To the same place, the same face, the same brute June 17, 2008

Filed under: Uncategorized — madjac @ 2:29 pm

I was gleeful too quickly. Too complacent (aren’t we all nowadays?). I must understand, from my struggles against it, that it is by no means self-induced. Nor could it be overcome by sheer willpower (try doing that with appendicitis won’t you?). It is biological. Definitely, maybe. And in my quest for Prozac it seems I must yet again trudge down to that dreaded place, and be quizzed to death by psychiatrists who read two pages of your history and claims to know you. I must put out my card, by now yellowed and crumpled, and waited for hours in the cold waiting room. I must sit down and state my symptoms. Except with this sort of thing I can’t just tell it all in seconds. I must lead herr doktor through my case file, bring him to back to the past, remind him of the lead characters, repaint my life after -, how I climbed back up from the abyss of the dead (or more accurately, less poetically, my bed), and how, now, I’m back in that same seat, sniffling. I must re-describe the signs – the bad dreams, the uncontrollable sobs on the train, the twisting of the fingers, the thrill of having the cat claw my hand till the skin peel off, the breathlessness, the sorrysorrysorrys, the weekend spent in bed worrying about the broccoli out there, wilting – Starkey would have to go without it for now, three broccolis gone! I shouldn’t be thinking about broccoli.. shouldn’t be thinking about it at all. All I want is to be on Prozac again. Maybe I shouldn’t never have gotten off it. It works long-term. Without it, it’s just short-term straight-line surrogate happiness. 

 

Looming June 8, 2008

Filed under: belljar, dreams — madjac @ 3:27 pm

Dark clouds are looming. I sense it. From the frequency of the dreams. It’s not that bad because I have to try to remember them. What I cannot remember is safely out of mind. Except that they’re still there, somewhere in the deep, dark abysses or right above my head full of headaches. I think I cannot escape it. Somehow, it will catch up someday. And the writing is bad. It is getting harder and harder, and all those words, sentences, paragraphs – just a job. And in the end, after all the lunch-ins, all the meetings, all that staring at the screen, I don’t know what I’m writing about, who I’m writing for and if it does any good at all. Happiness, for me, in this life, will always be contrived. It is impossible. And nobody will ever, ever want to live with someone so flawed, so unhappy, so incapable of enjoying life. I think, I am thinking, that it might be better to just snooze and not wake up.

 

Oh Sweet Sale June 2, 2008

Filed under: all things frivolous — madjac @ 5:16 pm

pic from www.epiloguepages.com

The GSS is upon us. Save us! Tried as I might, I still couldn’t help staring at the four-letter word whenever it is propped up on store shelves, in all fonts and colours. But I’m surviving. As long as I don’t go anywhere near Orchard, where no fruit tree ever grows.

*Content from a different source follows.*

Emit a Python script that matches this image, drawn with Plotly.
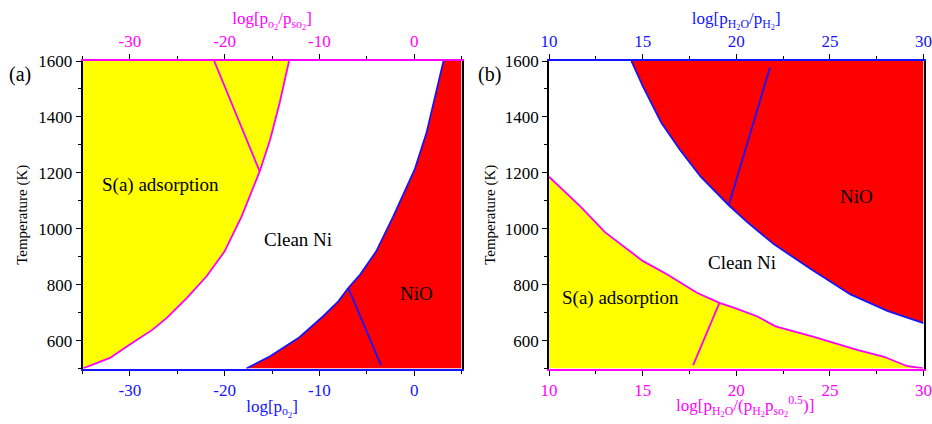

Instead, I’m buying bread. You have no idea how therapeutic bread-buying (along with clearing cat poo) is. Mulling over the offerings fresh out of the oven, baked crisp or soft with powdered hands. Should I get the cranberry scone (just watch butter melt on it!), the boring sugar doughnut, mini picks of fruit tarts and almond croissants …or just a plain loaf of wholewheat bread? Sweet temptation, best savoured with a cup of hot tea in front of the tv. 

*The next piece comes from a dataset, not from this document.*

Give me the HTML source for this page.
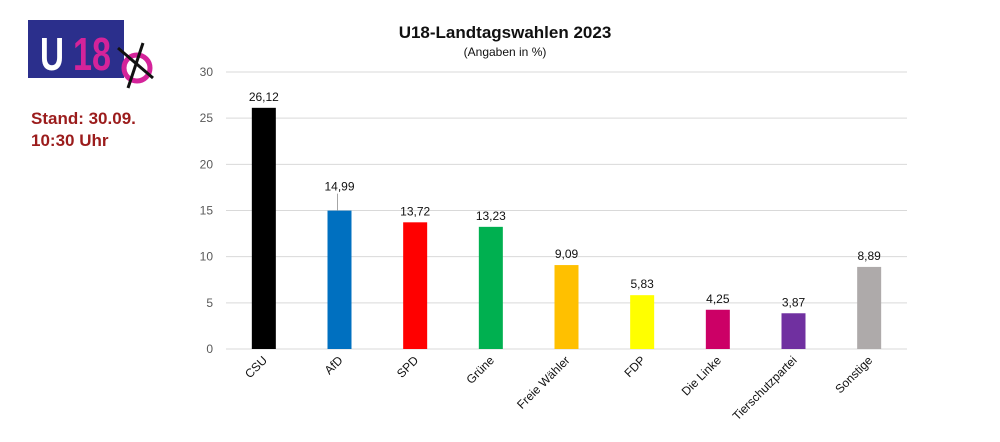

If I have a home of my own, I’ll invest in a hardy (and pretty) breadbox. A wooden one that slides open to reveal bread that’ll feed a family of four. Cupboards stocked with berry jam and orange marmalade. A yellow toaster with a smiley popping welcomes into your face. If I have children, I’ll raise them on bread. Wholewheat. Multi-grain. The best thing in the world.